TV ON THE RADIO, Desperate Youth, Blood Thirsty Babes (Touch & Go, 2004)

Il ventunesimo secolo sarà il secolo del meticcio portato alle estreme conseguenze, e i Tv On the Radio possono tranquillamente candidarsi a band simbolo di questa urgenza nel campo musicale. Per cercare di rendere chiaro il suono che il terzetto composto da Tunde Adebimpe alla voce, Kyp Malone ai cori, alla chitarra e ai loops e David Andrew Sitek alla “music” ricerca e plasma bisogna immaginarsi un enorme patchwork sonoro nel quale far confluire il doo-woop, il soul, il pop, la new wave e l’elettronica.

Il terzetto mostra un fine gusto per la melodia, che esplode in maniera irrefrenabile nello stupefacente singolo “Staring at the Sun”, dove si mescolano le reiterazioni dei Suicide, un falsetto sensuale, coretti alla Beach Boys; la musica si dipana in maniera lineare, preferendo la stratificazione dei suoni agli improvvisi scarti sonori.
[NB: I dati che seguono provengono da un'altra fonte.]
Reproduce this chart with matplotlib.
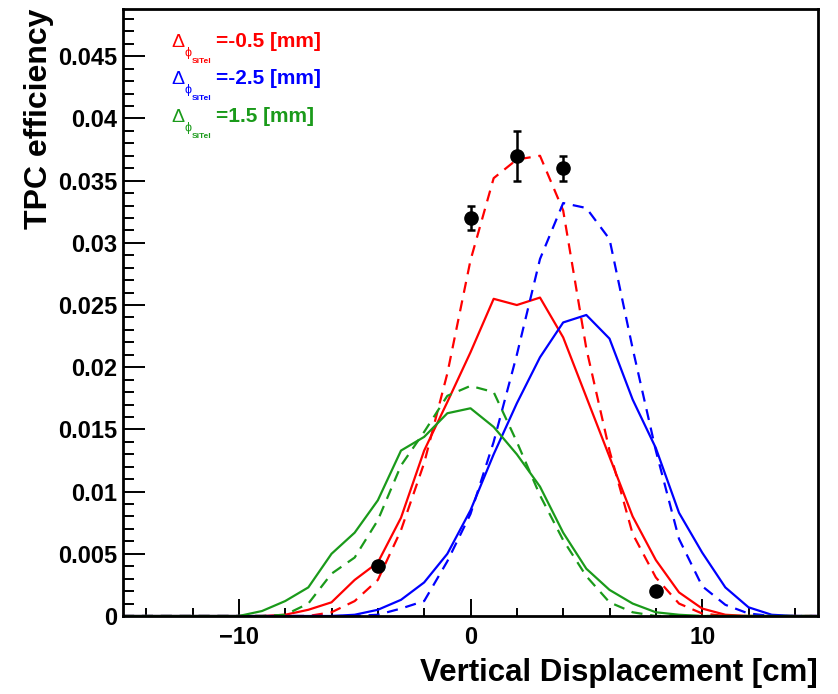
import numpy as np
import matplotlib
matplotlib.use("Agg")
import matplotlib.pyplot as plt
from matplotlib.ticker import MultipleLocator

plt.rcParams['font.family'] = ['Liberation Sans', 'DejaVu Sans']

# bin positions [cm]
x = np.arange(-15, 16)

# simulated efficiency curves, one value per bin (-15 .. 15)
red_solid = [0, 0, 0, 0, 0, 0, 0, 0.0001, 0.0005, 0.0011, 0.0029, 0.0043, 0.0079, 0.0133, 0.0172, 0.0212,
             0.0255, 0.0250, 0.0256, 0.0224, 0.0176, 0.0128, 0.0080, 0.0045, 0.0019, 0.0006, 0.0001, 0, 0, 0, 0]
red_dashed = [0, 0, 0, 0, 0, 0, 0, 0, 0, 0.0003, 0.0012, 0.0029, 0.0069, 0.0123, 0.0195, 0.0286,
              0.0352, 0.0367, 0.0370, 0.0326, 0.0215, 0.0133, 0.0066, 0.0031, 0.0010, 0.0002, 0, 0, 0, 0, 0]
blue_solid = [0, 0, 0, 0, 0, 0, 0, 0, 0, 0, 0.0001, 0.0005, 0.0013, 0.0027, 0.0050, 0.0085,
              0.0130, 0.0171, 0.0208, 0.0236, 0.0242, 0.0223, 0.0174, 0.0135, 0.0083, 0.0051, 0.0023, 0.0007, 0.0001, 0, 0]
blue_dashed = [0, 0, 0, 0, 0, 0, 0, 0, 0, 0, 0, 0.0001, 0.0006, 0.0012, 0.0044, 0.0082,
               0.0140, 0.0210, 0.0287, 0.0332, 0.0328, 0.0303, 0.0215, 0.0133, 0.0062, 0.0024, 0.0009, 0.0002, 0, 0, 0]
green_solid = [0, 0, 0, 0, 0, 0, 0.0004, 0.0012, 0.0023, 0.0050, 0.0067, 0.0093, 0.0133, 0.0144, 0.0163, 0.0167,
               0.0152, 0.0130, 0.0104, 0.0067, 0.0038, 0.0021, 0.0010, 0.0003, 0.0001, 0, 0, 0, 0, 0, 0]
green_dashed = [0, 0, 0, 0, 0, 0, 0, 0.0001, 0.0010, 0.0034, 0.0047, 0.0077, 0.0121, 0.0148, 0.0177, 0.0185,
                0.0180, 0.0140, 0.0097, 0.0061, 0.0032, 0.0011, 0.0003, 0, 0, 0, 0, 0, 0, 0, 0]

# measured points
data_x = [-4, 0, 2, 4, 8]
data_y = [0.004, 0.032, 0.037, 0.036, 0.002]
data_err = [0.0002, 0.001, 0.002, 0.001, 0.0002]

labels = ['=-0.5 [mm]', '=-2.5 [mm]', '=1.5 [mm]']
RED, BLUE, GREEN = '#ff0000', '#0000ff', '#1a9a1a'

W, H = 838, 694
fig = plt.figure(figsize=(W / 100, H / 100), dpi=100)
ax = fig.add_axes([123 / W, 78 / H, 695 / W, 607 / H])

lw = 1.6
dash = (5, 3.5)
ax.plot(x, red_solid, color=RED, lw=lw)
ax.plot(x, red_dashed, color=RED, lw=lw, ls=(0, dash))
ax.plot(x, blue_solid, color=BLUE, lw=lw)
ax.plot(x, blue_dashed, color=BLUE, lw=lw, ls=(0, dash))
ax.plot(x, green_solid, color=GREEN, lw=lw)
ax.plot(x, green_dashed, color=GREEN, lw=lw, ls=(0, dash))

ax.errorbar(data_x, data_y, yerr=data_err, fmt='o', color='black', ms=9.5,
            elinewidth=1.8, capsize=3, capthick=1.8, zorder=5)

ax.set_xlim(-15, 15)
ax.set_ylim(0, 0.0488)
ax.xaxis.set_major_locator(MultipleLocator(10))
ax.xaxis.set_minor_locator(MultipleLocator(2))
ax.yaxis.set_major_locator(MultipleLocator(0.005))
ax.yaxis.set_minor_locator(MultipleLocator(0.001))
ax.yaxis.set_major_formatter(plt.FuncFormatter(lambda v, p: '0' if abs(v) < 1e-9 else ('%.3f' % v).rstrip('0')))

ax.tick_params(which='both', direction='in', width=1.4, labelsize=17)
ax.tick_params(axis='x', which='major', length=12, pad=7)
ax.tick_params(axis='x', which='minor', length=6)
ax.tick_params(axis='y', which='major', length=16, pad=4)
ax.tick_params(axis='y', which='minor', length=8)
for lab in ax.get_xticklabels() + ax.get_yticklabels():
    lab.set_fontweight('bold')
for s in ax.spines.values():
    s.set_linewidth(2)

ax.set_xlabel('Vertical Displacement [cm]', fontsize=22.5, fontweight='bold', loc='right', labelpad=7)
ax.set_ylabel('TPC efficiency', fontsize=23, fontweight='bold', loc='top', labelpad=3)

# legend-like labels: Delta with phi subscript and SiTel sub-subscript
x0 = 171
for i, (lab, c) in enumerate(zip(labels, [RED, BLUE, GREEN])):
    base = 47 + i * 37.5
    fig.text(x0 / W, 1 - base / H, '\u0394', color=c, fontsize=14, va='baseline')
    fig.text((x0 + 13) / W, 1 - (base + 9) / H, '\u03d5', color=c, fontsize=9, va='baseline')
    fig.text((x0 + 21) / W, 1 - (base + 16) / H, 'SiTel', color=c, fontsize=6,
             fontweight='bold', va='baseline')
    fig.text((x0 + 45) / W, 1 - base / H, lab, color=c, fontsize=15, fontweight='bold', va='baseline')

fig.savefig('out.png', dpi=100)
La prima metà dell’album si mantiene su livelli eccellenti, dai fiati che aprono “The Wrong Way” scontrandosi con una base ritmica ossessiva e frastornante all’epico crescendo sinfonico di “Dreams” – una delle migliori ballate degli ultimi anni, capace di riportare alla mente il Bowie post-berlinese – dal doo-woop a cappella di “Ambulance”, dove l’uso dei cori e del controcanto acquista un valore inestimabile (e in alcuni fraseggi sembra addirittura di trovarsi di fronte ad un’operetta inglese d’inizio novecento) fino al rock wave di “Poppy”, urticante, decadente e fortemente chitarristico spiazzato da un intermezzo vocale divertente che sembra uscire diritto diritto dagli USA lindi e pinti degli anni ’50, quelli che non avevano conosciuto ancora congiure e ribellioni, apparentemente ricoperti di purezza.

Ogni tanto si mostrano segni di ripetitività, come in “King Eternal”, motivati più che altro da un assestamento troppo marcato in determinate zone della musica, ma viene naturale perdonare questi peccati di inesperienza. C’è tempo per sperimentare incursioni nel dub (incrociato in “Don’t Love You” con la spazialità cosmica dei Tangerine Dream di “Phaedra”), nel sudaticcio e malato incedere di “Bomb Yourself” e nel dark a metà tra vaghezze tribali e marce militari pronto a diventare jazz per flauto e fiati sul quale si dipana la voce aulica di Tunde di “Wear You Out”, ma in fin dei conti ciò che doveva esser detto era stato ampiamente esplicitato. Bisogna ancora capir bene quanto questo terzetto può dare alla musica contemporanea, ciò che abbiamo avanti adesso è uno splendido sogno, al quale basterà dare un colpetto di assestamento per renderlo quasi perfetto.